La contradicción, como reserva de energía, también se manifiesta en la afirmación/negación de la adscripción del hablante a la tradición literaria nacional. Más que un simple respeto o un reniego con respecto a esta, Herrera plantea un acercamiento intrusivo, que puede llegar hasta juegos de identificación. En general, hay que ver a Lihn, Teillier, De Rokha, Neruda y otros autores, entre ellos estrictamente contemporáneos, como facetas del yo del hablante que se reflejan en un fuero interno que no parece querer tomar decisiones, sino que verse obligado a acoger estas figuras como máscaras variables (el gesto de identificación en su marca más evidente está dado por expresiones como Hay días en que me levanto Enrique Lihn, Hay otros días en que me despierto Pablo de Rokha, etc.). El estilo personal surge desde un aparente flujo que solo se define desde la persona, y desde el seno de su contradicción, como demuestra el poema Ejercicios de estilo, en que la imagen predominante remite al truco de magia de sacar un conejo de un sombrero. Cualquier racionalización o perspectiva resulta incapaz de inhabilitar la paradójica autonomía de este estilo que niega ser voluntario, que solo se define desde su objeto, el resultado de su aplicación, y por tanto no entrega un secreto -que es bien posible que no tenga-; el poema termina así:

8

El conejo vomita dentro del sombrero
(el estilo es el vómito)
El conejo come zanahorias dentro del sombrero
(el estilo es la zanahoria)
El conejo cambia el sombrero por una caja de zapatos
(el estilo es escribir caminando)
El conejo se enamora de una nube que tiene la forma de una flor en la oreja de un mago
(el estilo es el polen el estilo es la flor el estilo es siempre la nube)
El conejo se inyecta y escribe, el conejo se rehabilita y predica, el conejo queda mudo.

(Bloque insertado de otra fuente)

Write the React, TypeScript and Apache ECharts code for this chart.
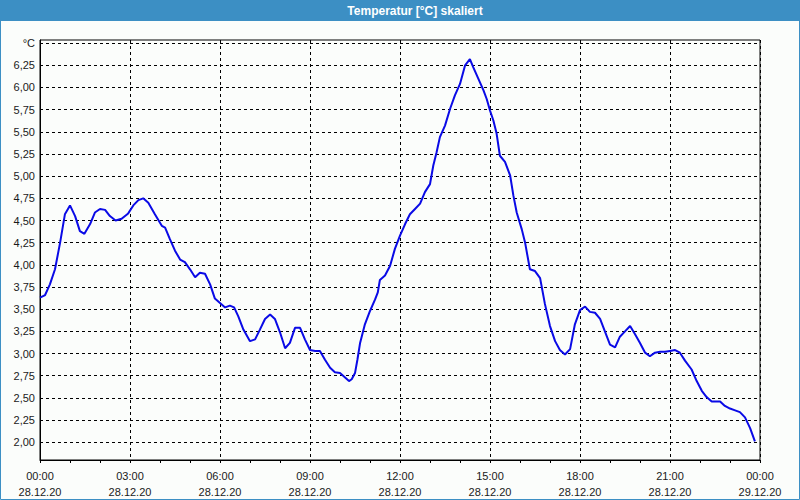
import React, { useEffect, useRef } from 'react';
import * as echarts from 'echarts';

const chartTitle = 'Temperatur [°C] skaliert';
const unitLabel = '°C';
const startDate = '28.12.20';
const endDate = '29.12.20';

// hours since 28.12.20 00:00
const hours = [
  0, 0.17, 0.33, 0.5, 0.67, 0.83, 1.0, 1.17, 1.33, 1.48, 1.67, 1.83, 2.0, 2.17, 2.33, 2.52, 2.72, 2.94,
  3.11, 3.28, 3.44, 3.61, 3.83, 4.06, 4.17, 4.33, 4.5, 4.67, 4.83, 5.0, 5.17, 5.33, 5.5, 5.67, 5.83,
  6.0, 6.17, 6.33, 6.47, 6.61, 6.78, 7.0, 7.17, 7.33, 7.5, 7.67, 7.83, 8.0, 8.17, 8.33, 8.5, 8.67,
  8.83, 9.0, 9.17, 9.33, 9.5, 9.67, 9.83, 10.0, 10.17, 10.3, 10.39, 10.5, 10.58, 10.67, 10.83, 11.0,
  11.17, 11.26, 11.33, 11.5, 11.67, 11.83, 12.0, 12.17, 12.33, 12.5, 12.67, 12.83, 13.0, 13.11, 13.22,
  13.33, 13.5, 13.67, 13.83, 14.0, 14.17, 14.33, 14.44, 14.61, 14.78, 14.89, 15.0, 15.11, 15.22, 15.33,
  15.5, 15.67, 15.78, 15.89, 16.06, 16.17, 16.33, 16.5, 16.67, 16.83, 17.0, 17.17, 17.33, 17.5, 17.67,
  17.83, 18.0, 18.17, 18.33, 18.5, 18.67, 18.83, 19.0, 19.17, 19.33, 19.5, 19.67, 19.83, 20.0, 20.17,
  20.33, 20.5, 20.67, 20.83, 21.0, 21.17, 21.33, 21.5, 21.72, 21.89, 22.06, 22.22, 22.39, 22.67, 22.83,
  23.0, 23.17, 23.33, 23.5, 23.67, 23.83,
];

const temps = [
  3.63, 3.66, 3.78, 3.95, 4.25, 4.57, 4.67, 4.55, 4.38, 4.35, 4.46, 4.59, 4.63, 4.62, 4.55, 4.5, 4.52, 4.58,
  4.67, 4.73, 4.75, 4.7, 4.57, 4.44, 4.42, 4.29, 4.16, 4.06, 4.03, 3.95, 3.86, 3.91, 3.9, 3.78, 3.62,
  3.57, 3.52, 3.54, 3.52, 3.42, 3.27, 3.14, 3.16, 3.27, 3.39, 3.44, 3.39, 3.24, 3.06, 3.12, 3.29, 3.29,
  3.16, 3.04, 3.03, 3.03, 2.93, 2.84, 2.79, 2.78, 2.73, 2.69, 2.71, 2.78, 2.93, 3.12, 3.33, 3.48,
  3.61, 3.69, 3.83, 3.88, 3.99, 4.18, 4.33, 4.46, 4.57, 4.63, 4.69, 4.82, 4.91, 5.12, 5.27,
  5.44, 5.57, 5.76, 5.91, 6.04, 6.25, 6.32, 6.23, 6.1, 5.97, 5.87, 5.74, 5.63, 5.48, 5.23,
  5.16, 5.01, 4.78, 4.59, 4.4, 4.25, 3.95, 3.93, 3.85, 3.56, 3.31, 3.14, 3.04, 2.99, 3.05,
  3.33, 3.49, 3.53, 3.47, 3.46, 3.39, 3.25, 3.1, 3.07, 3.19, 3.25, 3.31, 3.22, 3.12, 3.01,
  2.97, 3.01, 3.02, 3.02, 3.03, 3.04, 3.01, 2.92, 2.82, 2.69, 2.58, 2.51, 2.46, 2.46, 2.41,
  2.38, 2.36, 2.34, 2.28, 2.16, 2.01,
];

const yTickValues = [2, 2.25, 2.5, 2.75, 3, 3.25, 3.5, 3.75, 4, 4.25, 4.5, 4.75, 5, 5.25, 5.5, 5.75, 6, 6.25, 6.5];
const xLabelHours = [0, 3, 6, 9, 12, 15, 18, 21, 24];

const pad = (n: number) => (n < 10 ? '0' + n : '' + n);

export default function App() {
  const ref = useRef<HTMLDivElement>(null);
  useEffect(() => {
    const chart = echarts.init(ref.current!, null, { renderer: 'svg' });
    const data = hours.map((h, i) => [h, temps[i]]);
    const labelFont = {
      fontFamily: 'Liberation Sans, Arial, sans-serif',
      fontSize: 11,
      color: '#1a1a1a',
    };
    chart.setOption({
      animation: false,
      backgroundColor: '#fbfdfb',
      grid: {
        left: 40,
        right: 40,
        top: 40,
        bottom: 40,
        show: true,
        borderColor: '#000',
        borderWidth: 1,
        backgroundColor: 'transparent',
      },
      graphic: [
        {
          type: 'rect',
          shape: { x: 0, y: 0, width: 800, height: 21 },
          style: { fill: '#3c8fc4' },
          silent: true,
        },
        {
          type: 'rect',
          shape: { x: 0.5, y: 0.5, width: 799, height: 499 },
          style: { fill: 'none', stroke: '#3c8fc4', lineWidth: 1 },
          silent: true,
        },
        {
          type: 'text',
          x: 415,
          y: 11,
          style: {
            text: chartTitle,
            fill: '#ffffff',
            font: 'bold 12px "Liberation Sans", Arial, sans-serif',
            textAlign: 'center',
            textVerticalAlign: 'middle',
          },
          silent: true,
        },
      ],
      xAxis: {
        type: 'value',
        min: 0,
        max: 24,
        interval: 3,
        axisLine: { show: true, onZero: false, lineStyle: { color: '#000', width: 1 } },
        axisTick: { show: true, length: 3, lineStyle: { color: '#000' } },
        minorTick: { show: true, splitNumber: 3, length: 3, lineStyle: { color: '#000' } },
        splitLine: { show: true, lineStyle: { color: '#000', type: [3, 3], width: 1 } },
        axisLabel: {
          ...labelFont,
          margin: 8,
          lineHeight: 16,
          showMinLabel: true,
          showMaxLabel: true,
          customValues: xLabelHours,
          formatter: (v: number) => {
            const h = Math.round(v) % 24;
            const d = v >= 24 ? endDate : startDate;
            return pad(h) + ':00\n' + d;
          },
        },
      },
      yAxis: {
        type: 'value',
        min: 1.8,
        max: 6.535,
        axisLine: { show: true, onZero: false, lineStyle: { color: '#000', width: 1 } },
        axisTick: { show: false, customValues: yTickValues },
        splitLine: { show: true, lineStyle: { color: '#000', type: [3, 3], width: 1 } },
        axisLabel: {
          ...labelFont,
          margin: 5,
          customValues: yTickValues,
          formatter: (v: number) => (v >= 6.49 ? unitLabel : v.toFixed(2).replace('.', ',')),
        },
      },
      series: [
        {
          type: 'line',
          data,
          showSymbol: false,
          smooth: false,
          lineStyle: { color: '#0a0ae6', width: 2 },
          itemStyle: { color: '#0a0ae6' },
        },
      ],
    });
    return () => chart.dispose();
  }, []);
  return <div ref={ref} style={{ position: 'fixed', left: 0, top: 0, width: 800, height: 500 }} />;
}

(p. 80; sección Metapoesía para niños)

El estilo, tal como la situación geográfica o histórica, puede tanto presentarse y demostrarse, como desaparecer y perder toda posibilidad de sentido; la construcción de este hablante está como debajo del poncho (desarrollando la analogía rokhiana), dejando ver la vivencia cotidiana que lo constituye como primerísima determinante, que desea ser única. Ecuación compleja, pero que se beneficia de la decidida renuncia a la pretensión de verdad, renuncia que le abre al poema nuevos horizontes.

En un nivel más de superficie, es precisamente esto último lo que acaba validando la escritura de Herrera dentro del actual ámbito literario nacional: los nuevos horizontes implican la posibilidad de sugerir dentro del texto desarrollos históricos del hablante, procedimientos narrativos, uso desviado de referencias literarias y políticas, y por supuesto un oscuro sentido del humor. En resumen, procedimientos que apuntan de manera efectiva a la atención (y hasta la entretención, que no es poca ambición ni logro) del lector sin tener que proponer la densidad reflexiva como atributo de Adicciones y fobias, al tiempo que resulta inevitable no ver operando una conciencia despierta y vigilante sobre el juego de contradicciones que componen su voluntad de escritura.

Herrera levanta, con Adicciones y fobias, la bandera de una poesía adulta, que se pone de espaldas al idealismo y a la pretensión trascendentalista, a lo que no hay, para asumir de frente lo que hay, lo que queda en medio de la crisis de sentido generalizada de las artes.